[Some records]
·····
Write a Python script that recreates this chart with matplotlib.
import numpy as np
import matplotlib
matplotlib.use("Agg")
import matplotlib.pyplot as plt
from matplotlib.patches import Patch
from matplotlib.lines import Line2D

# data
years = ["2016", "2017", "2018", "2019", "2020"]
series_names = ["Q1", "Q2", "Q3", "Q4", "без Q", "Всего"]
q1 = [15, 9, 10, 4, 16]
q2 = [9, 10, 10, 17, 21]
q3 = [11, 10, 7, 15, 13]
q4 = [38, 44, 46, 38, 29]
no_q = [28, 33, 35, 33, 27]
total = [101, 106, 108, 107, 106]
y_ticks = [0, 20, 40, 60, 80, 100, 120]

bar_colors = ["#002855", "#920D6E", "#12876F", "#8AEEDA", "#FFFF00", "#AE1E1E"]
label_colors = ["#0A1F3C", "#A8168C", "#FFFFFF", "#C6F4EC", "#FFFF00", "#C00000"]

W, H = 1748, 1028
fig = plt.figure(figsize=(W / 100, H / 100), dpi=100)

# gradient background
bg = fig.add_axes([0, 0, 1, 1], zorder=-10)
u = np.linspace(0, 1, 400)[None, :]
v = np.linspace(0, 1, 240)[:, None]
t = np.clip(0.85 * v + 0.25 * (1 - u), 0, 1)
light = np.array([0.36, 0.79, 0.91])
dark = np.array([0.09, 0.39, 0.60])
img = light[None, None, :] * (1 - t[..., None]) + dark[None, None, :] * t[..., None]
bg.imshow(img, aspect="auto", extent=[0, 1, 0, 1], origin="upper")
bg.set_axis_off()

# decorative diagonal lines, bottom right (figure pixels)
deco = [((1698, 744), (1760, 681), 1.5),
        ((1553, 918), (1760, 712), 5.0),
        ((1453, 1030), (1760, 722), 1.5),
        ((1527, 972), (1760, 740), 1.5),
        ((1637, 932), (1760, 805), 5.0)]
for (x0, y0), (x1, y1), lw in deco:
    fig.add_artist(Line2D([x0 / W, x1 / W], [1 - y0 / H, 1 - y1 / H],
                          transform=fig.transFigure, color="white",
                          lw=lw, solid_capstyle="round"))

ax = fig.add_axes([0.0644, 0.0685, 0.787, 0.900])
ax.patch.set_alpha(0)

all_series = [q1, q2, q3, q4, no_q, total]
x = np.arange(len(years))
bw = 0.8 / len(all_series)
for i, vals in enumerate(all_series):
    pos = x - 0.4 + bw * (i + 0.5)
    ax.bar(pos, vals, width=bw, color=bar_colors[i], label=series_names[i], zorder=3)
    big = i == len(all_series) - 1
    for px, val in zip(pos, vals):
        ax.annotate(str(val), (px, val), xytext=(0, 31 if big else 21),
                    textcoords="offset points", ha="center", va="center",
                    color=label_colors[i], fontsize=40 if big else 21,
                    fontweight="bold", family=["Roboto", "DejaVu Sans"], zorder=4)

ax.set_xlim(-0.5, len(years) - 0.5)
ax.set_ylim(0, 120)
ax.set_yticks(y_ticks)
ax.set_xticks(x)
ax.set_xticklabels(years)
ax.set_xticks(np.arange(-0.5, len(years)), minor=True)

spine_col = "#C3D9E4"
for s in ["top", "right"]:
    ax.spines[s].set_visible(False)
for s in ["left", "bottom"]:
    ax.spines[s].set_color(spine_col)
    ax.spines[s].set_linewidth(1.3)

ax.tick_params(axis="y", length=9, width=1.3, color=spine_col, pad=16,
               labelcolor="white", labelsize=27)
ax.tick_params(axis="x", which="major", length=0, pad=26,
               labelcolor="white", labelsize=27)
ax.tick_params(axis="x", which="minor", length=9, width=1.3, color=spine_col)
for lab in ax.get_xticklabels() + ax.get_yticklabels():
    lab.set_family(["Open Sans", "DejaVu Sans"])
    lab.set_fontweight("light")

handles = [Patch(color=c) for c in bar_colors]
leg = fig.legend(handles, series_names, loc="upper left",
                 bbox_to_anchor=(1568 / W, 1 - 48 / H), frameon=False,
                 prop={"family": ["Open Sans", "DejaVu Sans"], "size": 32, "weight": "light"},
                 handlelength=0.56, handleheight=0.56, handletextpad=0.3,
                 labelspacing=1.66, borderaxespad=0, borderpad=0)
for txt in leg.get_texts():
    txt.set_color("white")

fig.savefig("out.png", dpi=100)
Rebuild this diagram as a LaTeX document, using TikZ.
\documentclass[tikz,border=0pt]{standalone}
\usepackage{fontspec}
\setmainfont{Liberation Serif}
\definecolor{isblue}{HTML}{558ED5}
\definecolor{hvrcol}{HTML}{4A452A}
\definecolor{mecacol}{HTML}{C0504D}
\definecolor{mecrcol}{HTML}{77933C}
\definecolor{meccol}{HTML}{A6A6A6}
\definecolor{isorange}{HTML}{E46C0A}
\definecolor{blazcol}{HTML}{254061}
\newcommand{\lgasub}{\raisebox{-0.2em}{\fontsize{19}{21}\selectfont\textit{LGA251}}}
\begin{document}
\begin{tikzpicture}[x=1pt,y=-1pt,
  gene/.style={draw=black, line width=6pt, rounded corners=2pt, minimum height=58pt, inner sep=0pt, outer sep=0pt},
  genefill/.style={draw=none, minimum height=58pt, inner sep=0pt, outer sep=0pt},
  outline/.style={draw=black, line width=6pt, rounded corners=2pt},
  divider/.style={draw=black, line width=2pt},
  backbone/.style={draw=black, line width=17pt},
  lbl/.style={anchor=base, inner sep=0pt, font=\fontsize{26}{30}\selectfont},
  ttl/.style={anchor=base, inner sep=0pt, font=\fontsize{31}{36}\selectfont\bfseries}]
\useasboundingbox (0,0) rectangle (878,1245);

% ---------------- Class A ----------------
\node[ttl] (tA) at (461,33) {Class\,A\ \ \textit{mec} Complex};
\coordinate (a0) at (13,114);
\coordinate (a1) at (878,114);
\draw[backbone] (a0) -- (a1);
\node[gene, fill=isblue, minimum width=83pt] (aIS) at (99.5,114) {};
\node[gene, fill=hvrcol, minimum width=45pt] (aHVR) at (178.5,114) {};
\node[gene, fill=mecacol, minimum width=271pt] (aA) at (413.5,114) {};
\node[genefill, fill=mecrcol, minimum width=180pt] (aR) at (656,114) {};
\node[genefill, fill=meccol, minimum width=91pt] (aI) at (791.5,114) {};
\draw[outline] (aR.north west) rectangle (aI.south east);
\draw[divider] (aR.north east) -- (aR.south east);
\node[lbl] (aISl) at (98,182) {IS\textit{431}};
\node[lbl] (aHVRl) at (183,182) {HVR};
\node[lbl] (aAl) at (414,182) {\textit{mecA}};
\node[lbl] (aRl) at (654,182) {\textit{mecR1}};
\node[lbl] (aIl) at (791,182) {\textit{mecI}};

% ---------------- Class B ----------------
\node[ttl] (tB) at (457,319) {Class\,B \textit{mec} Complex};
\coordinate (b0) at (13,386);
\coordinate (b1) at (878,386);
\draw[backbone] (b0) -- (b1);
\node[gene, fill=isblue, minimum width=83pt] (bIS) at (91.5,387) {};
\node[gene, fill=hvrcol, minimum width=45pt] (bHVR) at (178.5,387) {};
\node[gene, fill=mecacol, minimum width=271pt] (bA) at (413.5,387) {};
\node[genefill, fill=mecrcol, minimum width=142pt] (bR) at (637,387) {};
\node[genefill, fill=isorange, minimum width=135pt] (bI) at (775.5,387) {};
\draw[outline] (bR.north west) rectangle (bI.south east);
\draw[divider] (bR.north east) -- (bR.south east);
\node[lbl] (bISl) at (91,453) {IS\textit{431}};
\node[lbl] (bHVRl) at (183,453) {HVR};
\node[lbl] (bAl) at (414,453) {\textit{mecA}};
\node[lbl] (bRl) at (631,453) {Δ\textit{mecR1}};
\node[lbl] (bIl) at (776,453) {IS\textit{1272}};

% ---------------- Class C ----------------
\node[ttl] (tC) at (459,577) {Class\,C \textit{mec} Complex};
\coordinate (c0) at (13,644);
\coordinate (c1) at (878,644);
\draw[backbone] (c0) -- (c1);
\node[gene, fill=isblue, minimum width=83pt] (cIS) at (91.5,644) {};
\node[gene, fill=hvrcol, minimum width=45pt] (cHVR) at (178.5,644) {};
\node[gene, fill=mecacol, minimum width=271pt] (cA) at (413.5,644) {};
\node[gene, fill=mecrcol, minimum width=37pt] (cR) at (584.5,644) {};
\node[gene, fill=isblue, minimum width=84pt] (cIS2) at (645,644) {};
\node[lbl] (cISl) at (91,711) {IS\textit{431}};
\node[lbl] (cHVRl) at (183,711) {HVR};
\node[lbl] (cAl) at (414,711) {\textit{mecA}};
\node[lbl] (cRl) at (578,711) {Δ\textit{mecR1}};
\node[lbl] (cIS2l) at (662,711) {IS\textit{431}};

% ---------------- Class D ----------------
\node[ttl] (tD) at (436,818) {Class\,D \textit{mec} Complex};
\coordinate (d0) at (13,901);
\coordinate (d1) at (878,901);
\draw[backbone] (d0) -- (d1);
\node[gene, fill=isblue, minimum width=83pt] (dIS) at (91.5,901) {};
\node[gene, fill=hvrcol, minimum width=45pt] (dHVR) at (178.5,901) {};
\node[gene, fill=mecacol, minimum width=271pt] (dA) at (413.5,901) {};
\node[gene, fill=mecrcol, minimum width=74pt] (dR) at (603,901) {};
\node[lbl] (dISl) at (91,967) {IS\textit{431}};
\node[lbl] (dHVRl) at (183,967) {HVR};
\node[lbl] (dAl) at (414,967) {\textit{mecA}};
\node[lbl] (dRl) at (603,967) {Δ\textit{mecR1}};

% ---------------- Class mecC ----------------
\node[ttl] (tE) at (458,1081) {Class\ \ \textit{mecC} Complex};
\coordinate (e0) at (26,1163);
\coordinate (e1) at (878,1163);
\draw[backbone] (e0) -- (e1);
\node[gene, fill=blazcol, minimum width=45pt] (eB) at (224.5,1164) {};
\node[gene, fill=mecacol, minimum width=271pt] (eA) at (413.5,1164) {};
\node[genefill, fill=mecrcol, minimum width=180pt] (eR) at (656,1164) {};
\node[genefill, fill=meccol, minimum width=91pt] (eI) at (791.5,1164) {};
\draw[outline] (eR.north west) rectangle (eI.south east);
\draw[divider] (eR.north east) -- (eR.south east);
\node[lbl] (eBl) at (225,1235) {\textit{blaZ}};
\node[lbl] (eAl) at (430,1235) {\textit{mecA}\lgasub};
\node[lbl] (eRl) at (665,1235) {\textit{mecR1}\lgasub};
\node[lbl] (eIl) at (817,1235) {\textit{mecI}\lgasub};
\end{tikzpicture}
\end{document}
·····
Quote, with nothing altered, all lines from the start of the entries to the line that carries "from matplotlib.lines import Line2D", inclusive.

Write a Python script that recreates this chart with matplotlib.
import numpy as np
import matplotlib
matplotlib.use("Agg")
import matplotlib.pyplot as plt
from matplotlib.patches import Patch
from matplotlib.lines import Line2D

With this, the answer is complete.